One parade goer noticed that there have been significant changes to the city’s biggest tourism attraction and cultural celebration.

"Zulu used to be one of the longest, 112 [floats], easy. I knew someone who was on float 112 a few years ago," said Traci-Amanada Washington, who traveled from school in Washington, D.C. to attend Mardi Gras. Washington, like many residents, was confused after missing the parade due to its abbreviated routes and reduced number of floats.

Some, like New Orleans resident, Jackie Jenkins, Jr. who did get to watch Zulu, said the parade was down to about 18 floats. "We thought maybe it had stopped and was going to come back around but come to find out, that was it," he said.

Indeed, other parades that run during Mardi Gras have also been abbreviated for the same reasons Zulu was; residents who are usually in the parade have not returned and some streets were too damaged for the floats to run safely. In other cases, the parades had to be shortened to cut down on police overtime, which the city could barely afford. Still Zulu and Rex ran through areas like the 7th Ward past a few residents who had returned to minimal damage because their homes were raised and recently gutted out.
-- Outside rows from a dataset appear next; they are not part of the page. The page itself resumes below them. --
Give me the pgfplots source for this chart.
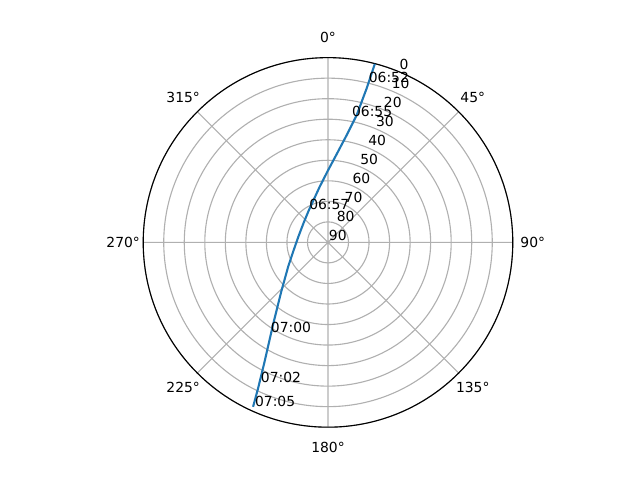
\documentclass[border=0pt]{standalone}
\usepackage{fontspec}
\setmainfont{DejaVu Sans}
\usepackage{pgfplots}
\usepackage{pgfplotstable}
\usepgfplotslibrary{polar}
\pgfplotsset{compat=1.18}
\definecolor{mplblue}{HTML}{1F77B4}
\definecolor{gridgray}{HTML}{B0B0B0}

% azimuth (deg, clockwise from north) and elevation (deg)
\pgfplotstableread{
az el
14.7 0.1
14.1 12.6
12.7 26.4
9.9 36.9
5.4 47.2
0.2 54.7
351.5 62.6
329.5 71.7
308.5 74.8
280.9 75.3
257.5 72.9
239.4 67.6
223.5 56.9
213.7 41.7
208.0 24.2
205.6 11.2
204.5 2.0
}\track

\pgfplotstableread{
az el lab
14.25 9.65 06:52
10.7 27.4 06:55
330.4 71.3 06:57
212.4 37.9 07:00
205.7 14.4 07:02
204.0 2.4 07:05
}\passtimes

\pgfplotstableread{
az el
22.5 0
22.5 10
22.5 20
22.5 30
22.5 40
22.5 50
22.5 60
22.5 70
22.5 80
22.5 90
}\rings

\pgfplotstableread{
az lab
0 0°
45 45°
90 90°
135 135°
180 180°
225 225°
270 270°
315 315°
}\compass

\begin{document}
\begin{tikzpicture}
\begin{polaraxis}[
  scale only axis,
  width=266.1pt, height=266.1pt,
  xmin=0, xmax=360, ymin=0, ymax=90,
  xtick={0,45,...,315},
  ytick={0,10,...,90},
  xticklabels={}, yticklabels={},
  major tick length=0pt,
  xmajorgrids, ymajorgrids,
  major grid style={gridgray, line width=0.8pt},
  x axis line style={black, line width=0.8pt},
  y axis line style={draw=none},
  clip=false,
  font=\fontsize{10pt}{12pt}\selectfont,
]
\coordinate (c) at (axis cs:0,0);
\addplot[mplblue, line width=1.5pt, mark=none]
  table[x expr={mod(450-\thisrow{az},360)}, y expr={90-\thisrow{el}}] {\track};
\addplot[draw=none, nodes near coords, point meta=explicit symbolic,
  every node near coord/.append style={anchor=base west, inner sep=0pt, black}]
  table[x expr={mod(450-\thisrow{az},360)}, y expr={90-\thisrow{el}}, meta=lab] {\passtimes};
\addplot[draw=none, nodes near coords, point meta=explicit symbolic,
  every node near coord/.append style={anchor=base west, inner sep=0pt, xshift=0.5pt, yshift=1.7pt, black}]
  table[x expr={mod(450-\thisrow{az},360)}, y expr={90-\thisrow{el}}, meta=el] {\rings};
\addplot[draw=none, nodes near coords, point meta=explicit symbolic,
  every node near coord/.append style={anchor=center, inner sep=0pt, black}]
  table[x expr={mod(450-\thisrow{az},360)}, y expr=99.74, meta=lab] {\compass};
\end{polaraxis}
\pgfresetboundingbox
\path ([shift={(-236.16pt,-171.07pt)}]c) rectangle ([shift={(224.64pt,174.53pt)}]c);
\end{tikzpicture}
\end{document}
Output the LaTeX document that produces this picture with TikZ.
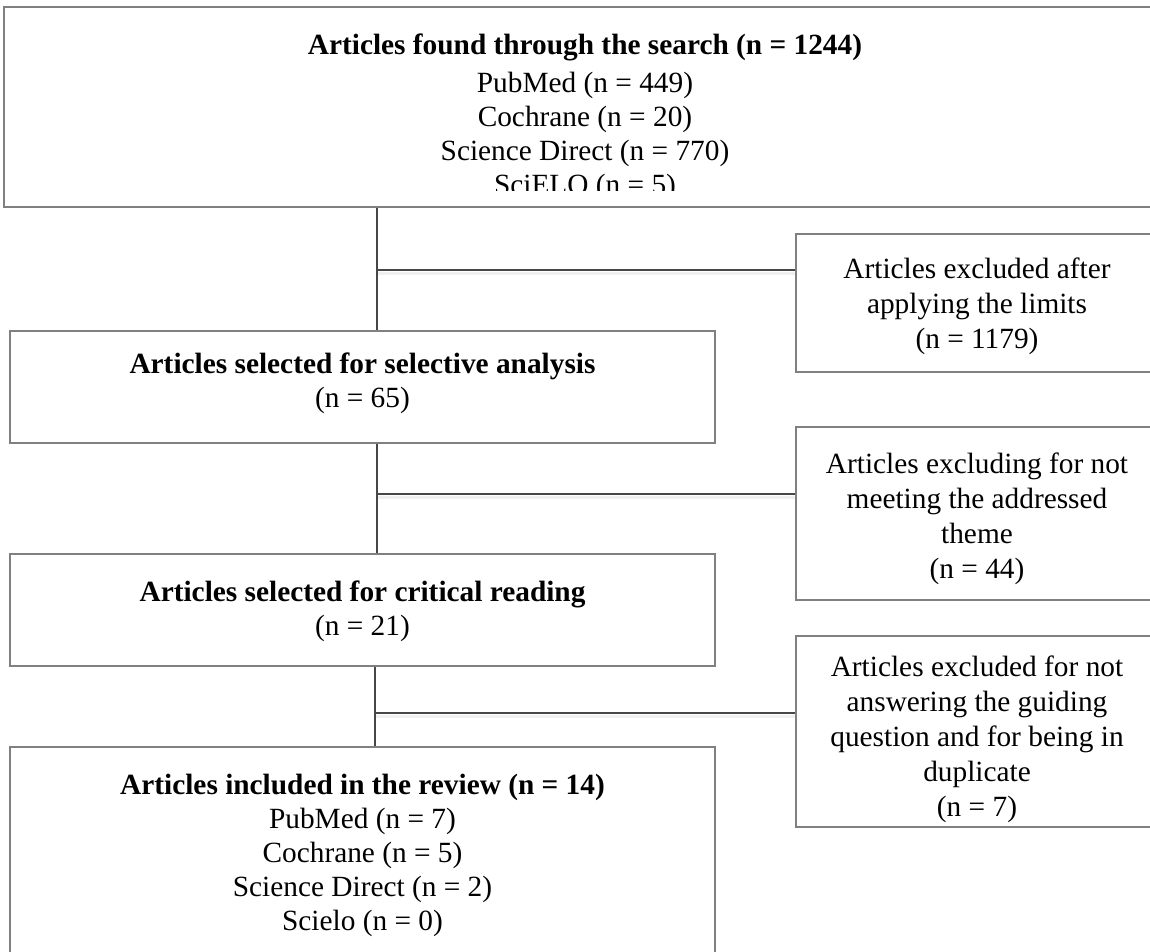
\documentclass[tikz,border=0pt]{standalone}
\usepackage{fontspec}
\setmainfont{Liberation Serif}
\begin{document}
\begin{tikzpicture}[x=0.75pt,y=-0.75pt,
  boxline/.style={draw=black!50, line width=1.1pt},
  conn/.style={draw=black!72, line width=0.9pt},
  shade/.style={draw=black!6, line width=2.5pt},
  txt/.style={align=center, inner sep=0pt, font=\fontsize{22pt}{25.5pt}\selectfont},
  rtxt/.style={txt, font=\fontsize{22pt}{26.2pt}\selectfont}]
\useasboundingbox (0,0) rectangle (1150,952);
\fill[white] (0,0) rectangle (1150,952);

% boxes
\node[boxline, inner sep=0pt, minimum width=1162*0.75pt, minimum height=200*0.75pt] (search) at (585,107) {};
\node[boxline, inner sep=0pt, minimum width=705*0.75pt, minimum height=112*0.75pt] (sel) at (362.5,387) {};
\node[boxline, inner sep=0pt, minimum width=705*0.75pt, minimum height=112*0.75pt] (crit) at (362.5,610) {};
\node[boxline, inner sep=0pt, minimum width=705*0.75pt, minimum height=240*0.75pt] (incl) at (362.5,867) {};
\node[boxline, inner sep=0pt, minimum width=362*0.75pt, minimum height=138*0.75pt] (exc1) at (977,303) {};
\node[boxline, inner sep=0pt, minimum width=362*0.75pt, minimum height=173*0.75pt] (exc2) at (977,513.5) {};
\node[boxline, inner sep=0pt, minimum width=362*0.75pt, minimum height=191*0.75pt] (exc3) at (977,731.5) {};

% texts
\begin{scope}
\clip (4,7) rectangle (1166,191);
\node[txt] (searchtxt) at (585,117) {\textbf{Articles found through the search (n = 1244)}\\[3pt]
PubMed (n = 449)\\Cochrane (n = 20)\\Science Direct (n = 770)\\SciELO (n = 5)};
\end{scope}
\node[txt] (seltxt) at (362.5,383) {\textbf{Articles selected for selective analysis}\\(n = 65)};
\node[txt] (crittxt) at (362.5,611) {\textbf{Articles selected for critical reading}\\(n = 21)};
\node[txt] (incltxt) at (362.5,855) {\textbf{Articles included in the review (n = 14)}\\
PubMed (n = 7)\\Cochrane (n = 5)\\Science Direct (n = 2)\\Scielo (n = 0)};
\node[rtxt] (exc1txt) at (977,306) {Articles excluded after\\applying the limits\\(n = 1179)};
\node[rtxt] (exc2txt) at (977,519) {Articles excluding for not\\meeting the addressed\\theme\\(n = 44)};
\node[rtxt] (exc3txt) at (977,739.5) {Articles excluded for not\\answering the guiding\\question and for being in\\duplicate\\(n = 7)};

% connectors
\coordinate (j1) at (377,270);
\coordinate (j2) at (377,494);
\coordinate (j3) at (375,713);
\draw[shade] ([yshift=-2.5pt]j1) -- ([yshift=-2.5pt]j1 -| exc1.west);
\draw[shade] ([yshift=-2.5pt]j2) -- ([yshift=-2.5pt]j2 -| exc2.west);
\draw[shade] ([yshift=-2.5pt]j3) -- ([yshift=-2.5pt]j3 -| exc3.west);
\draw[conn] (search.south -| j1) -- (sel.north -| j1);
\draw[conn] (j1) -- (j1 -| exc1.west);
\draw[conn] (sel.south -| j2) -- (crit.north -| j2);
\draw[conn] (j2) -- (j2 -| exc2.west);
\draw[conn] (crit.south -| j3) -- (incl.north -| j3);
\draw[conn] (j3) -- (j3 -| exc3.west);
\end{tikzpicture}
\end{document}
In a city where most of its residents had to travel from their new homes in neighboring states such as Texas and Georgia, the Mardi Gras spirit carried on in smaller numbers.

Washington, a life-long New Orleans resident, says the overall mood of Mardi Gras has changed with police forces not as tolerant with the crowds as they had been in the past, “usually the police don’t come and try to move the crowds until after midnight when it is time to clean up the streets but, this year they got on the loudspeakers and told everyone to go home at three in the afternoon because the parades had already passed.”

Just months ago the fate of Mardi Gras was hanging in the balance, after Hurricane Katrina police forces had been exhausted and city finances were too tight to handle the overtime it would have to pay its officers. Furthermore, Mardi Gras is a celebration and some residents felt the city had gone through too much to celebrate. "I was against it, they were still finding dead bodies all over the city and I thought how can you celebrate when so many people died" said Ninth Ward resident, Linda Phoenix.

However, in November, Mayor Ray Nagin’s administration approved a shorter eight-day season instead of the normal 11 days, with full processions given to the more popular parades such as Zulu and Rex. In a city which once boasted 81,000 service jobs and tourism revenues exceeding billions of dollars each year, Mardi Gras is very important for bringing residents and money back into the city.

"When my spirit of rebuild, renew and rejuvenate came to me, I thought New Orleans is Mardi Gras and our industry is tourism and in order to rejuvenate the city and the economy Mardi Gras has to happen so I finally got in the spirit," Phoenix said.